- OBJECTIVE -
Reproduce, please, the span of lines beginning at the line with "Rebuild this chart" and ending at the line with "var yTicks = [30, 35, 40, 45, 50, 55];", inclusive, minus any pictures.

- MATERIAL FOR THE TASK -
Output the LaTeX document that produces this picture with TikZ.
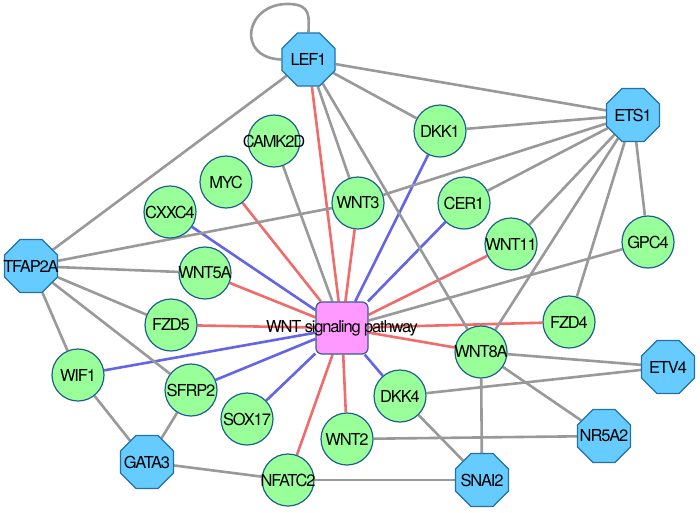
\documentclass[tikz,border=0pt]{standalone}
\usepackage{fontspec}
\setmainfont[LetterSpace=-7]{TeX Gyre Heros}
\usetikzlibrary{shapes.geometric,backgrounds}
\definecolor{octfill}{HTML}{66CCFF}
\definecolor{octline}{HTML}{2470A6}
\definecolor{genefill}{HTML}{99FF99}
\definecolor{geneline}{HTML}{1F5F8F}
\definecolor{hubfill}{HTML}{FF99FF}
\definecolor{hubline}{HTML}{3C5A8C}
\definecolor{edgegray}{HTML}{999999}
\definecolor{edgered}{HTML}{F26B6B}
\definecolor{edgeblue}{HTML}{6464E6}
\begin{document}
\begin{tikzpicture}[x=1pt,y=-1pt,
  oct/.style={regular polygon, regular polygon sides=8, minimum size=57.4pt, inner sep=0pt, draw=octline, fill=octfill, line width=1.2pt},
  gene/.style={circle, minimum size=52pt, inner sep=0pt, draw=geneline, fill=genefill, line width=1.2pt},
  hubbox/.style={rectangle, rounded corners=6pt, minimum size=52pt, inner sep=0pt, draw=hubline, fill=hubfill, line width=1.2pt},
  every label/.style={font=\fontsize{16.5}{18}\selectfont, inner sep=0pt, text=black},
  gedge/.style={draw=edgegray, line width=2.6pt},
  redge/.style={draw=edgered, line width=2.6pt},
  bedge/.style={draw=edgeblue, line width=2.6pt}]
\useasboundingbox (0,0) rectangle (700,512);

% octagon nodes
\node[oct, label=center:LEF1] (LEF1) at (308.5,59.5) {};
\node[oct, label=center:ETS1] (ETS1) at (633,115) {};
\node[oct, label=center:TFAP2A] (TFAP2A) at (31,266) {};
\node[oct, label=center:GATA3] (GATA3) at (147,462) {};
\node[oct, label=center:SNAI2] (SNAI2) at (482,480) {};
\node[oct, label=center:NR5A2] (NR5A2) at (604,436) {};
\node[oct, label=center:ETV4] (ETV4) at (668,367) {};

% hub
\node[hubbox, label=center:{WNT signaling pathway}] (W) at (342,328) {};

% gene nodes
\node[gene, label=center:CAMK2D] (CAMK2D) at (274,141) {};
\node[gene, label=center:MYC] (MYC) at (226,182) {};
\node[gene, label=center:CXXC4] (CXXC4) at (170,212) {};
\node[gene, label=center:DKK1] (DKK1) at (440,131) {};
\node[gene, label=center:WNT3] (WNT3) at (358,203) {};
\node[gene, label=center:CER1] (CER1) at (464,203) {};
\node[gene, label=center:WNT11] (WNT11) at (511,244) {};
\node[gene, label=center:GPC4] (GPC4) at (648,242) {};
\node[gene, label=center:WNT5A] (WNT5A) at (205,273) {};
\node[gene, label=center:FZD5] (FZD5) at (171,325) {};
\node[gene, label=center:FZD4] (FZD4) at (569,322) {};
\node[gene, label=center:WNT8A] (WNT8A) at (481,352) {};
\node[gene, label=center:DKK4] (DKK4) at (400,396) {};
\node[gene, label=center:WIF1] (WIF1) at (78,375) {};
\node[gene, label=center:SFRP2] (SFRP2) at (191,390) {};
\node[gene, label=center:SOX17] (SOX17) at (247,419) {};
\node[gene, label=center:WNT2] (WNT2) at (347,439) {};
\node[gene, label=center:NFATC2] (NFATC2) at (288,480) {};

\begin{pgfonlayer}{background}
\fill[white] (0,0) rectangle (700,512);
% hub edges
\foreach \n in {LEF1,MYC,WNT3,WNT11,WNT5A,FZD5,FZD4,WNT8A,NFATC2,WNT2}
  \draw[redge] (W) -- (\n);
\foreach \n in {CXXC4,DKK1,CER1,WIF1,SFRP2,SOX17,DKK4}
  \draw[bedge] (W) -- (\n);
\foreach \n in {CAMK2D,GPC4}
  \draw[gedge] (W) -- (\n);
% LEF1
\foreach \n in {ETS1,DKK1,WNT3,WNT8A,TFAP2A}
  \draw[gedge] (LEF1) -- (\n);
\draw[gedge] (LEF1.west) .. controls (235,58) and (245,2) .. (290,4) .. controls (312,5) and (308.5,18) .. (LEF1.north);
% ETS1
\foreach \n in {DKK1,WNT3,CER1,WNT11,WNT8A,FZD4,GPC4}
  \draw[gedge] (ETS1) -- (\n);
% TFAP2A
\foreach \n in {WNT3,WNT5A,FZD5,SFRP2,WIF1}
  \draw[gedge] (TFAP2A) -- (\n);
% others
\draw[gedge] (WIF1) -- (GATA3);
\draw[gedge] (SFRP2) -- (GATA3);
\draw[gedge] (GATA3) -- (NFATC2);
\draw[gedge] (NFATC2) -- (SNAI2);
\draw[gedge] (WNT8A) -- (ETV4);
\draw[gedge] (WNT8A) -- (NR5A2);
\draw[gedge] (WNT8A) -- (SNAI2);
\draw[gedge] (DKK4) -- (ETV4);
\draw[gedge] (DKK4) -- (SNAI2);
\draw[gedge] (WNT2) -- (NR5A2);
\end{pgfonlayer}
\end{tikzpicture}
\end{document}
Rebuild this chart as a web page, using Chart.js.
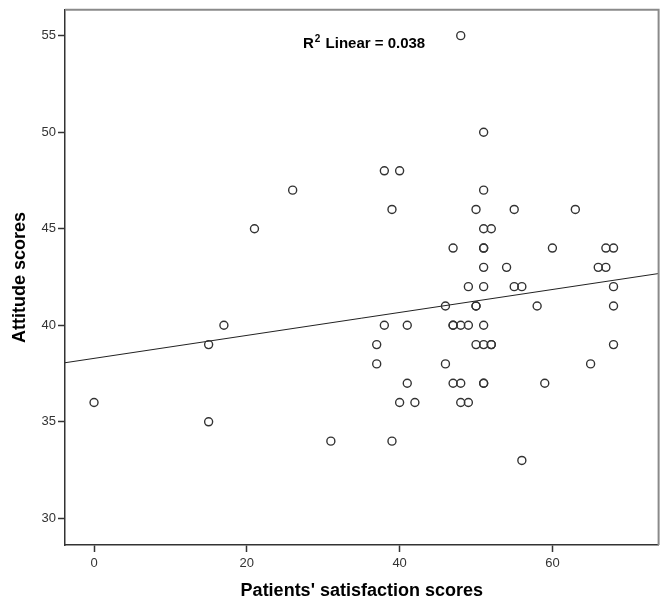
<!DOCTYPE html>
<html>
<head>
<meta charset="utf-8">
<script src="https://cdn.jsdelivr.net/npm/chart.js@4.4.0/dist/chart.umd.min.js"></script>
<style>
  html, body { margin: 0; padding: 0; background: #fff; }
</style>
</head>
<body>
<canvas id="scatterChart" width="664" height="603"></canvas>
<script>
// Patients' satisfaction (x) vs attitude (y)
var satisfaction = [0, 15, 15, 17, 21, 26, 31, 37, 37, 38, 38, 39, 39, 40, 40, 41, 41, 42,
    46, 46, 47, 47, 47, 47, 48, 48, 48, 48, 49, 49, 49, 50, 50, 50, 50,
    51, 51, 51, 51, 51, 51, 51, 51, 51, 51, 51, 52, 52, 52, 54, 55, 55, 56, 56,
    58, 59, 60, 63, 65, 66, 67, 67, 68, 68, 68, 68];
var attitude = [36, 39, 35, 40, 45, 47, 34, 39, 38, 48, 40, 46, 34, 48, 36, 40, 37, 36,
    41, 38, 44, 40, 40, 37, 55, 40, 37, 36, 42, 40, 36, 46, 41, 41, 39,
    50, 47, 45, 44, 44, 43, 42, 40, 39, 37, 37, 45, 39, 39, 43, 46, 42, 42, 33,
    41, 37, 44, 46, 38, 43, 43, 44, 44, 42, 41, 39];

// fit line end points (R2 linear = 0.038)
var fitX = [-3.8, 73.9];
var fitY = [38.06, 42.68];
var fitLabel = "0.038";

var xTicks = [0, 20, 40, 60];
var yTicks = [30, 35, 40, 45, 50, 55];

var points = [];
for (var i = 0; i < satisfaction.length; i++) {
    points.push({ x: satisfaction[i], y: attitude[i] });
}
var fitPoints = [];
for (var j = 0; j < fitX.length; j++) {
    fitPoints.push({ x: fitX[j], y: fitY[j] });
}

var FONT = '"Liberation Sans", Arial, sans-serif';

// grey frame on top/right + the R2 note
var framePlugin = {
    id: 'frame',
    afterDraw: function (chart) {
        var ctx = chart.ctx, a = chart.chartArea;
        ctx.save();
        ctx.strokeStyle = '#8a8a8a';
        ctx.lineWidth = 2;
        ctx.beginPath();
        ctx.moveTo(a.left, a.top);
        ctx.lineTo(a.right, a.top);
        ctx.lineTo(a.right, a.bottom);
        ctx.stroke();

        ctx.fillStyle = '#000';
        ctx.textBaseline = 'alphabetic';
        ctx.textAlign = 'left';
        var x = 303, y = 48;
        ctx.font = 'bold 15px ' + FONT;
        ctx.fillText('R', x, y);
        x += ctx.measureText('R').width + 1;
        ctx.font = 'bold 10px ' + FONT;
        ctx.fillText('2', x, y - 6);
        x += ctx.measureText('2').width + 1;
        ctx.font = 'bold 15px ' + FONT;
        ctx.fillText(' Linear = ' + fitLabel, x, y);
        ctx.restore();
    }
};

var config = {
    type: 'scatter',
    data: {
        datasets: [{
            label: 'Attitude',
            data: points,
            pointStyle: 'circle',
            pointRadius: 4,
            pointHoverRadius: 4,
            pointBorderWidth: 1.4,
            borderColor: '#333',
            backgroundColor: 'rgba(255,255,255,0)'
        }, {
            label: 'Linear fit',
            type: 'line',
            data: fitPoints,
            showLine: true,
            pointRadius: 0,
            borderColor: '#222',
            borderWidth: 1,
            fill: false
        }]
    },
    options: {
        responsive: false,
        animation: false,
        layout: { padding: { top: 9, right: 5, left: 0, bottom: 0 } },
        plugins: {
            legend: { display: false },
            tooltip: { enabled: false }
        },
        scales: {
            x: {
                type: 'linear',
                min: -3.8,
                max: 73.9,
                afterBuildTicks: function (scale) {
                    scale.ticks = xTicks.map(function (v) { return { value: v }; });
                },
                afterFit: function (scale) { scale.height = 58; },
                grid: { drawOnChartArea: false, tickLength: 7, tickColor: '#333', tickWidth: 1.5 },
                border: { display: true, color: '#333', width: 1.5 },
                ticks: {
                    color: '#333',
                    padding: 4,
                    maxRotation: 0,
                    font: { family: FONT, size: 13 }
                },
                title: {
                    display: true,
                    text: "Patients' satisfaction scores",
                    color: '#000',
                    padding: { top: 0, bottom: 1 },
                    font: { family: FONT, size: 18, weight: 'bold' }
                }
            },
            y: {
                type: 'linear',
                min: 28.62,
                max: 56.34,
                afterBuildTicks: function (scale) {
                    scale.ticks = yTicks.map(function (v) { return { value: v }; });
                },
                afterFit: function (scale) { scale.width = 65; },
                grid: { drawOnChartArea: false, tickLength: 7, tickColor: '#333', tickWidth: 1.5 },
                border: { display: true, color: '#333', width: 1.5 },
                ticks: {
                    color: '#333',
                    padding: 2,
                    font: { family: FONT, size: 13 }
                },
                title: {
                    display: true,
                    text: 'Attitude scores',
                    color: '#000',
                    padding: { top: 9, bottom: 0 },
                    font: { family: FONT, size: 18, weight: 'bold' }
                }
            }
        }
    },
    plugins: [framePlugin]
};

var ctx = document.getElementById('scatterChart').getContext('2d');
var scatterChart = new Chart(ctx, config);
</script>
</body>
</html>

--

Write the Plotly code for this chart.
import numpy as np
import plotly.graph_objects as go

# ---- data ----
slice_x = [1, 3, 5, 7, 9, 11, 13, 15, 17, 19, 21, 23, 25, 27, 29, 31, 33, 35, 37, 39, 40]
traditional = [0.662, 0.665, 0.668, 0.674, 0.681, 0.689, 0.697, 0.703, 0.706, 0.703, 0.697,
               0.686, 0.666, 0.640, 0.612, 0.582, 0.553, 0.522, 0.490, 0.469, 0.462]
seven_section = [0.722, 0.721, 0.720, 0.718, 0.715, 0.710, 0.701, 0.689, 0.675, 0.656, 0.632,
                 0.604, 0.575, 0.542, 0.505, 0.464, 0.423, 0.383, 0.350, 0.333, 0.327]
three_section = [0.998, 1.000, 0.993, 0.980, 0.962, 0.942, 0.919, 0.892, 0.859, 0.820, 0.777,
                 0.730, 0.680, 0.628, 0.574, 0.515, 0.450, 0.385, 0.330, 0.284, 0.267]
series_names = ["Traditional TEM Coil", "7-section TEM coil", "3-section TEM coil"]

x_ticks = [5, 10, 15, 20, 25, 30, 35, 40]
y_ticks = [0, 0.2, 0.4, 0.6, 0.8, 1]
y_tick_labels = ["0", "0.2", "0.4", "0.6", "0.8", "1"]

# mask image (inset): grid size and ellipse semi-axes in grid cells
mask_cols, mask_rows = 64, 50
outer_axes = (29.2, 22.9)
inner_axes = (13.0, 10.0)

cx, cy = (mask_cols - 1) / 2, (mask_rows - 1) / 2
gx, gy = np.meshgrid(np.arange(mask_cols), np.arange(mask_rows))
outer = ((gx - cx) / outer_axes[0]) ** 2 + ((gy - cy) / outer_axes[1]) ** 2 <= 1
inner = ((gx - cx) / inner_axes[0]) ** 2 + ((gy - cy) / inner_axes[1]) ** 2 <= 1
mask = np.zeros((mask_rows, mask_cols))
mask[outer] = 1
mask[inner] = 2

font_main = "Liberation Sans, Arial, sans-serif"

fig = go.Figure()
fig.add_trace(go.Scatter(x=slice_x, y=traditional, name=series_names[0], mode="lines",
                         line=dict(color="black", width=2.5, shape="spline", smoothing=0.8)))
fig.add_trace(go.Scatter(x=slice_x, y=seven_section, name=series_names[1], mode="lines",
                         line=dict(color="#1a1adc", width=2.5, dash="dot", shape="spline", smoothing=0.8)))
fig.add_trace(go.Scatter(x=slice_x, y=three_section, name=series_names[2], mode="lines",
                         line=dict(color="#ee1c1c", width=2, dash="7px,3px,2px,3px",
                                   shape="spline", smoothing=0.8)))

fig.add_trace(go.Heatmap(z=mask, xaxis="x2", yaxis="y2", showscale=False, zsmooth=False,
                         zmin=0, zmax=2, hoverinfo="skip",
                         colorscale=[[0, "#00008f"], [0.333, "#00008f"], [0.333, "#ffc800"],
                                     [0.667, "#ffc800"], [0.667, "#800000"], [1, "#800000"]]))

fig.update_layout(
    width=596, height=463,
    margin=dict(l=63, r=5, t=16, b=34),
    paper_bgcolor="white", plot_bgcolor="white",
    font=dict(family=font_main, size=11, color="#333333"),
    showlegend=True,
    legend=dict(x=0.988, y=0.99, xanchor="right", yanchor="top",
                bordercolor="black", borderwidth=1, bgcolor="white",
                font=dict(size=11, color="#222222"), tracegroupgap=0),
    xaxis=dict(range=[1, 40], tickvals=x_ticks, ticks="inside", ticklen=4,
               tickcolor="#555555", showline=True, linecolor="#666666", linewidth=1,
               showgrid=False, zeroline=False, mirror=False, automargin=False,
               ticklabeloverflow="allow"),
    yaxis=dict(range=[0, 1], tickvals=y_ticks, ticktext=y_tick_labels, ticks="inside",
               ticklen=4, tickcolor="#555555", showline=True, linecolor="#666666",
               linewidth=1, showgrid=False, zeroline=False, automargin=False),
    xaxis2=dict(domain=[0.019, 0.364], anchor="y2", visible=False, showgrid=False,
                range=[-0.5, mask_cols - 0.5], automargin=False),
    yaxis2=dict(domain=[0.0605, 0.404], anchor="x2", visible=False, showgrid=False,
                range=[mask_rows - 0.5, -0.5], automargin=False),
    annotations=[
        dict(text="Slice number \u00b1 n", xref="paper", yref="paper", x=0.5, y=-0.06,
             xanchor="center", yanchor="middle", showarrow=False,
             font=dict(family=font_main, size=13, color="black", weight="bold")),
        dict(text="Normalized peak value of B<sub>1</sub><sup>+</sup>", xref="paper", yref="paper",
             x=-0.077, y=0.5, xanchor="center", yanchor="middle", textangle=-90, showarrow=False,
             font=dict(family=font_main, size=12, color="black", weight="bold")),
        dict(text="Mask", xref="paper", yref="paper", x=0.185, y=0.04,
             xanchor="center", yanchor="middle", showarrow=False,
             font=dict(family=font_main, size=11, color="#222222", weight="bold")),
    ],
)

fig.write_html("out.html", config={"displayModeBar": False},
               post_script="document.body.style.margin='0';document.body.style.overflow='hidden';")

- OUTPUT -
Rebuild this chart as a web page, using Chart.js.
<!DOCTYPE html>
<html>
<head>
<meta charset="utf-8">
<script src="https://cdn.jsdelivr.net/npm/chart.js@4.4.0/dist/chart.umd.min.js"></script>
<style>
  html, body { margin: 0; padding: 0; background: #fff; }
</style>
</head>
<body>
<canvas id="scatterChart" width="664" height="603"></canvas>
<script>
// Patients' satisfaction (x) vs attitude (y)
var satisfaction = [0, 15, 15, 17, 21, 26, 31, 37, 37, 38, 38, 39, 39, 40, 40, 41, 41, 42,
    46, 46, 47, 47, 47, 47, 48, 48, 48, 48, 49, 49, 49, 50, 50, 50, 50,
    51, 51, 51, 51, 51, 51, 51, 51, 51, 51, 51, 52, 52, 52, 54, 55, 55, 56, 56,
    58, 59, 60, 63, 65, 66, 67, 67, 68, 68, 68, 68];
var attitude = [36, 39, 35, 40, 45, 47, 34, 39, 38, 48, 40, 46, 34, 48, 36, 40, 37, 36,
    41, 38, 44, 40, 40, 37, 55, 40, 37, 36, 42, 40, 36, 46, 41, 41, 39,
    50, 47, 45, 44, 44, 43, 42, 40, 39, 37, 37, 45, 39, 39, 43, 46, 42, 42, 33,
    41, 37, 44, 46, 38, 43, 43, 44, 44, 42, 41, 39];

// fit line end points (R2 linear = 0.038)
var fitX = [-3.8, 73.9];
var fitY = [38.06, 42.68];
var fitLabel = "0.038";

var xTicks = [0, 20, 40, 60];
var yTicks = [30, 35, 40, 45, 50, 55];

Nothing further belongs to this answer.